According to a Statistics Canada General Social Survey, in 1995, 15- to 24-year-olds were the least likely to attend religious ceremonies frequently, or once a week, at 22.6 percent. This age group was also the most likely to attend church less frequently than once a week, at 55 percent. Just a few years older, 24.5 percent of 25- to 44-year-olds attended once a week, while 50 per cent attended less frequently.

In 2005, those numbers dropped. Just over 15 percent of 15- to 24-year-olds attended at least once a week; just over half attended less frequently. Just under 16 percent of 25- to-44-year-olds attended once a week, while 48.2 percent of these people attend less frequently.

Megan Enns, 25, of Foothills Mennonite Church in Calgary, is one of those young people who doesn’t attend her church very regularly, citing her work as a peace and youth engagement coordinator for Mennonite Central Committee Alberta as a factor.

“Because I do so many weekend events, trips, and visit other churches, that significantly affects my attendance at my own church,” she says. “But it’s also my choice not to attend very regularly.”
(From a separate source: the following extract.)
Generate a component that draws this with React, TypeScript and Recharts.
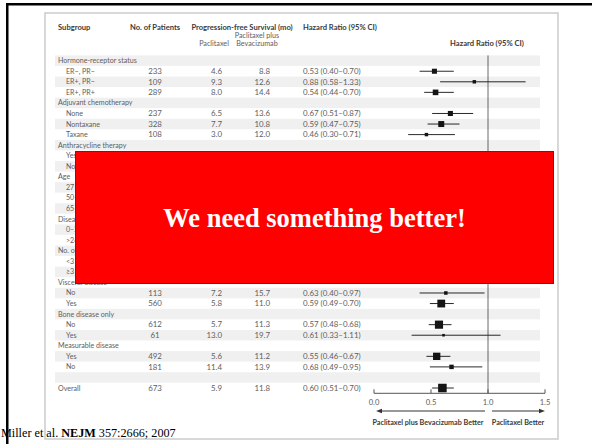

Enns values community in her life. Although she says she does find it at church, she feels supported and motivated by the community of faith in her work environment and through her group of friends as well. And while she’s been involved with her church as a youth sponsor and a mentor, Enns doesn’t believe attending church is the only way to support others or feel supported by a community of faith.
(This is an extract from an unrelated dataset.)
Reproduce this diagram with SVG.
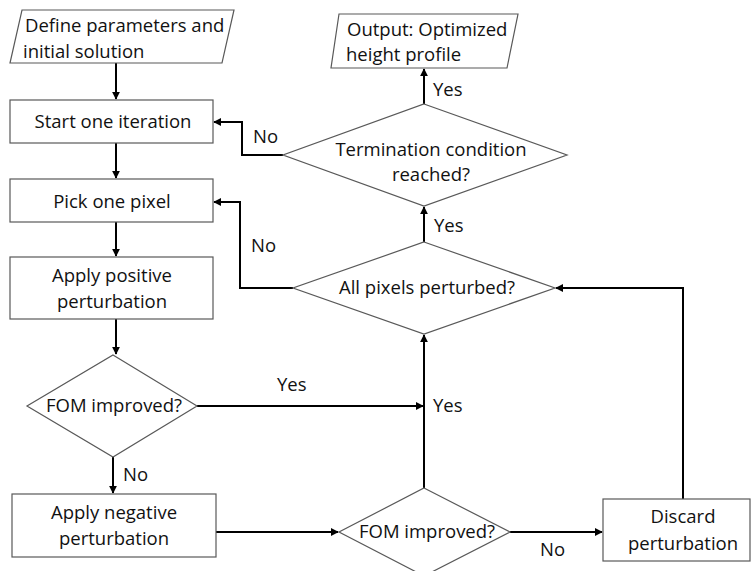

“They’re available at church, but I have them elsewhere,” she says of her spiritual support. “Church isn’t the one place I get them.”

On the other hand, some young Mennonites still try to attend church every week.
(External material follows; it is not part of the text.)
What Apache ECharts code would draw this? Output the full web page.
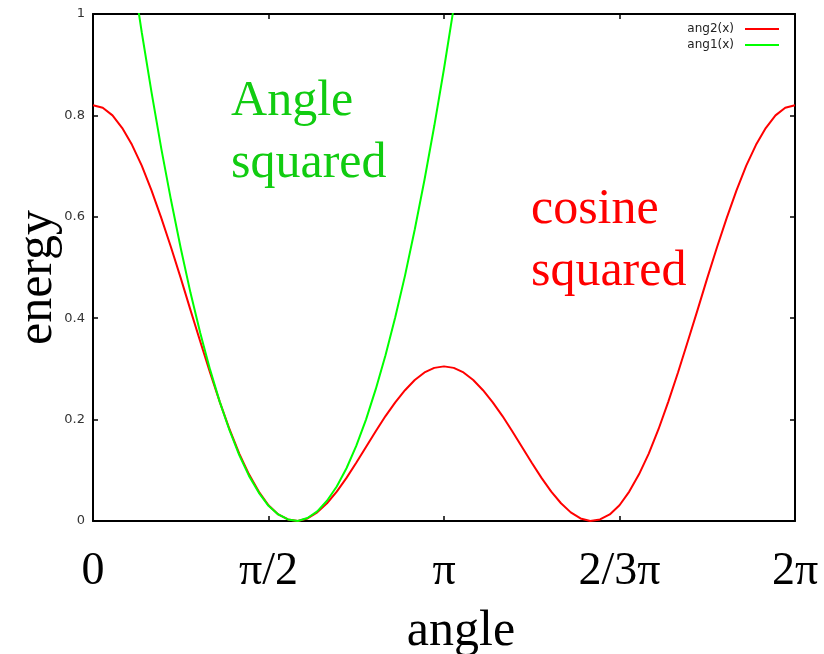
<!DOCTYPE html>
<html>
<head>
<meta charset="utf-8">
<script src="https://cdn.jsdelivr.net/npm/echarts@6/dist/echarts.min.js"></script>
<style>
html,body{margin:0;padding:0;background:#fff;}
#chart{width:824px;height:654px;}
</style>
</head>
<body>
<div id="chart"></div>
<script>
// ---- data (angles in degrees, energy values) ----
const xTickValues = [0, 90, 180, 270, 360];
const xTickLabels = ['0', 'π/2', 'π', '2/3π', '2π'];
const yTickLabels = ['0', '0.2', '0.4', '0.6', '0.8', '1'];

const redAngles = [0,5,10,15,20,25,30,35,40,45,50,55,60,65,70,75,80,85,90,95,100,105,110,115,120,125,130,135,140,145,150,155,160,165,170,175,180,
  185,190,195,200,205,210,215,220,225,230,235,240,245,250,255,260,265,270,275,280,285,290,295,300,305,310,315,320,325,330,335,340,345,350,355,360];
const redValues = [0.820,0.815,0.800,0.775,0.742,0.701,0.652,0.598,0.540,0.479,0.416,0.354,0.293,0.235,0.181,0.133,0.092,0.058,0.031,0.013,0.003,0.000,0.005,0.017,0.035,0.058,0.085,0.115,0.146,0.177,0.207,0.234,0.258,0.278,0.293,0.302,0.305,
  0.302,0.293,0.278,0.258,0.234,0.207,0.177,0.146,0.115,0.085,0.058,0.035,0.017,0.005,0.000,0.003,0.013,0.031,0.058,0.092,0.133,0.181,0.235,0.293,0.354,0.416,0.479,0.540,0.598,0.652,0.701,0.742,0.775,0.800,0.815,0.820];

const greenAngles = [20,25,30,35,40,45,50,55,60,65,70,75,80,85,90,95,100,105,110,115,120,125,130,135,140,145,150,155,160,165,170,175,180,185,190];
const greenValues = [1.090,0.964,0.846,0.735,0.633,0.538,0.450,0.371,0.299,0.235,0.179,0.130,0.089,0.056,0.030,0.013,0.003,0.000,0.006,0.019,0.040,0.068,0.104,0.148,0.200,0.260,0.327,0.402,0.484,0.575,0.673,0.779,0.892,1.013,1.142];

const seriesNames = ['ang2(x)', 'ang1(x)'];
const annotations = [
  { text: 'Angle\nsquared', angle: 70.8, value: 0.887, color: '#11cc11' },
  { text: 'cosine\nsquared', angle: 224.6, value: 0.674, color: '#ff0000' }
];

// ---- chart ----
const redData = redAngles.map((a, i) => [a, redValues[i]]);
const greenData = greenAngles.map((a, i) => [a, greenValues[i]]);
const labelMap = {};
xTickValues.forEach((v, i) => { labelMap[v] = xTickLabels[i]; });

const serif = '"Liberation Serif", "Times New Roman", serif';
const sans = '"DejaVu Sans", sans-serif';

const chart = echarts.init(document.getElementById('chart'), null, { renderer: 'canvas' });
const axisLine = { show: true, onZero: false, lineStyle: { color: '#000', width: 2 } };
const tick = { show: true, inside: true, length: 5, lineStyle: { color: '#000', width: 1.5 } };

chart.setOption({
  animation: false,
  backgroundColor: '#fff',
  grid: { left: 93, right: 29, top: 14, bottom: 133, containLabel: false, outerBoundsMode: 'none' },
  legend: {
    data: seriesNames,
    orient: 'vertical',
    right: 40,
    top: 18,
    align: 'right',
    icon: 'rect',
    itemWidth: 34,
    itemHeight: 2,
    itemGap: 4,
    textStyle: { fontFamily: sans, fontSize: 12, color: '#222', padding: [0, 6, 0, 0] }
  },
  xAxis: [
    {
      type: 'value', min: 0, max: 360, interval: 90, position: 'bottom',
      axisLine, axisTick: tick, splitLine: { show: false },
      axisLabel: {
        margin: 28, fontFamily: serif, fontSize: 46, color: '#000',
        formatter: v => labelMap[v] !== undefined ? labelMap[v] : ''
      },
      name: 'angle', nameLocation: 'middle', nameGap: 86,
      nameTextStyle: { fontFamily: serif, fontSize: 50, color: '#000', padding: [0, 0, 0, 34] }
    },
    {
      type: 'value', min: 0, max: 360, interval: 90, position: 'top',
      axisLine, axisTick: tick, splitLine: { show: false }, axisLabel: { show: false }
    }
  ],
  yAxis: [
    {
      type: 'value', min: 0, max: 1, interval: 0.2, position: 'left',
      axisLine, axisTick: tick, splitLine: { show: false },
      axisLabel: {
        margin: 8, fontFamily: sans, fontSize: 13, color: '#333',
        formatter: v => yTickLabels[Math.round(v / 0.2)]
      },
      name: 'energy', nameLocation: 'middle', nameGap: 30, nameRotate: 90, nameMoveOverlap: false,
      nameTextStyle: { fontFamily: serif, fontSize: 50, color: '#000', padding: [0, 20, 0, 0] }
    },
    {
      type: 'value', min: 0, max: 1, interval: 0.2, position: 'right',
      axisLine, axisTick: tick, splitLine: { show: false }, axisLabel: { show: false }
    }
  ],
  series: [
    {
      name: seriesNames[0], type: 'line', data: redData, xAxisIndex: 0, yAxisIndex: 0,
      symbol: 'none', smooth: false, clip: true,
      lineStyle: { color: '#ff0000', width: 2 }, itemStyle: { color: '#ff0000' }
    },
    {
      name: seriesNames[1], type: 'line', data: greenData, xAxisIndex: 0, yAxisIndex: 0,
      symbol: 'none', smooth: false, clip: true,
      lineStyle: { color: '#00ff00', width: 2 }, itemStyle: { color: '#00ff00' }
    }
  ]
});

const graphics = annotations.map(a => {
  const p = chart.convertToPixel({ xAxisIndex: 0, yAxisIndex: 0 }, [a.angle, a.value]);
  return {
    type: 'text', x: p[0], y: p[1], z: 10,
    style: {
      text: a.text, fill: a.color, font: '50px ' + serif,
      align: 'left', verticalAlign: 'top', lineHeight: 62
    }
  };
});
chart.setOption({ graphic: graphics });
</script>
</body>
</html>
Jennifer Regehr, 26, attends Erb Street Mennonite Church in Kitchener, Ont., as often as she can.

“I think that creating a habit of doing something affects the way you think about things,” she says. “Creating a habit of regular [church] attendance reinforces the importance of Christianity in my life.”

Regehr admits that it was more difficult to attend church regularly when she was a student at McMaster University in Hamilton, Ont. “When I was at university I attended less regularly because my sleep schedule was messed up,” she says. “My alarm clock would go off and I would be like, ‘Nope, not happening,’ and would go back to sleep. . . . It’s better now that I have a 9-to-5 job, so my sleep schedule is somewhere approaching normal,” noting, though, that she still made an effort to make it to church as often as she could during her university years.

James Dueckman, 23, is a member of Emmanuel Mennonite Church in Abbotsford, B.C. He is a medical student at the University of British Columbia and lives in Vancouver. Although he doesn’t always make it home for church on Sunday, he does worship with a congregation in Vancouver.

For Dueckman, church and community are synonymous, which is why he prioritizes regular attendance. “At Emmanuel, all my friends growing up were there. And in the last couple of years, all my really good Abbotsford friends are there every Sunday.”

When he’s in Vancouver, Dueckman attends church with his roommate. Both are very busy, so church is a good place for them to spend time together.

Dueckman says, though, that his attendance may drop when he gets into his third and fourth years of medical school, and his schedule becomes less predictable. Currently he’s able to get most of his work done during the week and on Saturday.

Gordon Zerbe, a New Testament professor at Canadian Mennonite University in Winnipeg, believes young people’s infrequent church attendance can result from a number of things, including the fact that young adults are more transient than ever.

“The duration of the in-between zone between coming of age and becoming an adult is now longer,” he says, adding that young adults often have difficulty getting settled into a career, and often have to get more education in order to reach their career goals. They are also getting married and having children later, and are generally taking longer to reach “adulthood” than their parents and grandparents did. 

In his experience, Zerbe says that, when young adults become settled, their church attendance becomes more regular. And when the roles of young people are re-imagined in the church, these people respond well.

“My daughter was invited to be chair of our church’s Youth and Young Adult Committee,” Zerbe says. “Young adults are supposed to be the babysitters, but to give it another angle was a draw for her, like the church was taking her input seriously. It put her in a place of responsibility and helped her take ownership of her role in the church.”